Write every line out verbatim and omit the pictures.

======== AVAILABLE DATA

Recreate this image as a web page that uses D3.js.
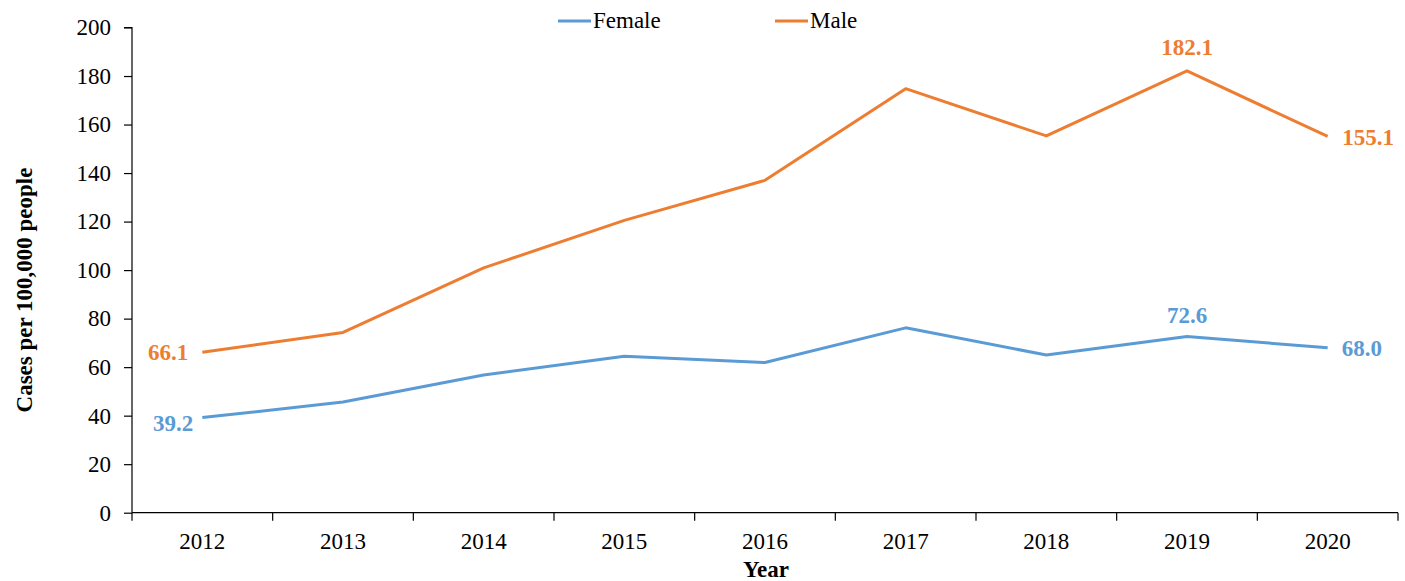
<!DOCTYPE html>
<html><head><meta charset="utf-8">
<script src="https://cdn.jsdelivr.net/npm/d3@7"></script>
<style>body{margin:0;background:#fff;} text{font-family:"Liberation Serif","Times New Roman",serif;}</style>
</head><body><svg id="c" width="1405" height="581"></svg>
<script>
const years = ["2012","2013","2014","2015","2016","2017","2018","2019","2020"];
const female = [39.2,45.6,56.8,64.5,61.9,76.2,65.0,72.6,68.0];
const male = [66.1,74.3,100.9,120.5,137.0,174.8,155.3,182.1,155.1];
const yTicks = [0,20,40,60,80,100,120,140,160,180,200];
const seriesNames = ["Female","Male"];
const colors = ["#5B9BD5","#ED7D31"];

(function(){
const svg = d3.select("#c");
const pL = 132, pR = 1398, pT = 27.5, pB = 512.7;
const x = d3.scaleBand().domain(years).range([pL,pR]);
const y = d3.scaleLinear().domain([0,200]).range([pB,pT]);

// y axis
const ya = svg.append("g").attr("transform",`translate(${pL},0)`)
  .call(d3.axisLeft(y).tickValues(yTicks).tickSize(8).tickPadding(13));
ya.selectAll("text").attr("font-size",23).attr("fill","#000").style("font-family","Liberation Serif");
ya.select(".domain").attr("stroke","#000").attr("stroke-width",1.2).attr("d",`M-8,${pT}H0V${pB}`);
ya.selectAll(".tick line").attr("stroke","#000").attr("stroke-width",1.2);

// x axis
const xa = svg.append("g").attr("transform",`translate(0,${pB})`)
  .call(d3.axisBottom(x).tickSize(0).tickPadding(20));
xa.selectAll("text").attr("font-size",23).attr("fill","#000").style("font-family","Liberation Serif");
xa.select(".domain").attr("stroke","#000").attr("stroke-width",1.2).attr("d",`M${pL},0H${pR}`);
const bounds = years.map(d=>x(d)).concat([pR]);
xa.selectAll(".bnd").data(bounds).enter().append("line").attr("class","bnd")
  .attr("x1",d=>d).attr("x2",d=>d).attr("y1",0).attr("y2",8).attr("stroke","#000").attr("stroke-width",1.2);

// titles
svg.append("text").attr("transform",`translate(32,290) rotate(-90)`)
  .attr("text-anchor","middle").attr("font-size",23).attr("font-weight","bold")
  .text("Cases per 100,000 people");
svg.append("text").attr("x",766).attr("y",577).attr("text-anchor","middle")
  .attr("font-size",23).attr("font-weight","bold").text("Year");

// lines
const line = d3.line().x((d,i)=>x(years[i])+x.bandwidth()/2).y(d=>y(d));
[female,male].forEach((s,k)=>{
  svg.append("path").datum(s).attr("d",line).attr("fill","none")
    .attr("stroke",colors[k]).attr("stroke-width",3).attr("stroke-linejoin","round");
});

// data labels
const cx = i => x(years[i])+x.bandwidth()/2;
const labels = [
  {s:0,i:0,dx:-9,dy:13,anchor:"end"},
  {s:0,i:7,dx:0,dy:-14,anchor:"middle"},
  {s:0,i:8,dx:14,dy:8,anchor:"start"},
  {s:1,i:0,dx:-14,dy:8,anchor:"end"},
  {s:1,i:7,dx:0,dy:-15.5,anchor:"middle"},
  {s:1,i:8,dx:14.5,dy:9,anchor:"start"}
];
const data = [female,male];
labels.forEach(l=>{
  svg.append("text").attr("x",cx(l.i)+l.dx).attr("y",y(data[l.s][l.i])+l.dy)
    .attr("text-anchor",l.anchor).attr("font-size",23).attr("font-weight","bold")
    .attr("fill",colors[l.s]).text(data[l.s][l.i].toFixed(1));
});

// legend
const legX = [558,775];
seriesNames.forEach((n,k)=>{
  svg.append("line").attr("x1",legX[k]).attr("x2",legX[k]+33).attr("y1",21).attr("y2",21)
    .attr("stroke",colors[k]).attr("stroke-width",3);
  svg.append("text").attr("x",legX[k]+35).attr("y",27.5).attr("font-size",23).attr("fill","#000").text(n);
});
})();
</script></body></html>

================

FULL OUTPUT >>
Recreate this image as a web page that uses D3.js.
<!DOCTYPE html>
<html><head><meta charset="utf-8">
<script src="https://cdn.jsdelivr.net/npm/d3@7"></script>
<style>body{margin:0;background:#fff;} text{font-family:"Liberation Serif","Times New Roman",serif;}</style>
</head><body><svg id="c" width="1405" height="581"></svg>
<script>
const years = ["2012","2013","2014","2015","2016","2017","2018","2019","2020"];
const female = [39.2,45.6,56.8,64.5,61.9,76.2,65.0,72.6,68.0];
const male = [66.1,74.3,100.9,120.5,137.0,174.8,155.3,182.1,155.1];
const yTicks = [0,20,40,60,80,100,120,140,160,180,200];
const seriesNames = ["Female","Male"];
const colors = ["#5B9BD5","#ED7D31"];

(function(){
const svg = d3.select("#c");
const pL = 132, pR = 1398, pT = 27.5, pB = 512.7;
const x = d3.scaleBand().domain(years).range([pL,pR]);
const y = d3.scaleLinear().domain([0,200]).range([pB,pT]);

// y axis
const ya = svg.append("g").attr("transform",`translate(${pL},0)`)
  .call(d3.axisLeft(y).tickValues(yTicks).tickSize(8).tickPadding(13));
ya.selectAll("text").attr("font-size",23).attr("fill","#000").style("font-family","Liberation Serif");
ya.select(".domain").attr("stroke","#000").attr("stroke-width",1.2).attr("d",`M-8,${pT}H0V${pB}`);
ya.selectAll(".tick line").attr("stroke","#000").attr("stroke-width",1.2);

// x axis
const xa = svg.append("g").attr("transform",`translate(0,${pB})`)
  .call(d3.axisBottom(x).tickSize(0).tickPadding(20));
xa.selectAll("text").attr("font-size",23).attr("fill","#000").style("font-family","Liberation Serif");
xa.select(".domain").attr("stroke","#000").attr("stroke-width",1.2).attr("d",`M${pL},0H${pR}`);
const bounds = years.map(d=>x(d)).concat([pR]);
xa.selectAll(".bnd").data(bounds).enter().append("line").attr("class","bnd")
  .attr("x1",d=>d).attr("x2",d=>d).attr("y1",0).attr("y2",8).attr("stroke","#000").attr("stroke-width",1.2);

// titles
svg.append("text").attr("transform",`translate(32,290) rotate(-90)`)
  .attr("text-anchor","middle").attr("font-size",23).attr("font-weight","bold")
  .text("Cases per 100,000 people");
svg.append("text").attr("x",766).attr("y",577).attr("text-anchor","middle")
  .attr("font-size",23).attr("font-weight","bold").text("Year");

// lines
const line = d3.line().x((d,i)=>x(years[i])+x.bandwidth()/2).y(d=>y(d));
[female,male].forEach((s,k)=>{
  svg.append("path").datum(s).attr("d",line).attr("fill","none")
    .attr("stroke",colors[k]).attr("stroke-width",3).attr("stroke-linejoin","round");
});

// data labels
const cx = i => x(years[i])+x.bandwidth()/2;
const labels = [
  {s:0,i:0,dx:-9,dy:13,anchor:"end"},
  {s:0,i:7,dx:0,dy:-14,anchor:"middle"},
  {s:0,i:8,dx:14,dy:8,anchor:"start"},
  {s:1,i:0,dx:-14,dy:8,anchor:"end"},
  {s:1,i:7,dx:0,dy:-15.5,anchor:"middle"},
  {s:1,i:8,dx:14.5,dy:9,anchor:"start"}
];
const data = [female,male];
labels.forEach(l=>{
  svg.append("text").attr("x",cx(l.i)+l.dx).attr("y",y(data[l.s][l.i])+l.dy)
    .attr("text-anchor",l.anchor).attr("font-size",23).attr("font-weight","bold")
    .attr("fill",colors[l.s]).text(data[l.s][l.i].toFixed(1));
});

// legend
const legX = [558,775];
seriesNames.forEach((n,k)=>{
  svg.append("line").attr("x1",legX[k]).attr("x2",legX[k]+33).attr("y1",21).attr("y2",21)
    .attr("stroke",colors[k]).attr("stroke-width",3);
  svg.append("text").attr("x",legX[k]+35).attr("y",27.5).attr("font-size",23).attr("fill","#000").text(n);
});
})();
</script></body></html>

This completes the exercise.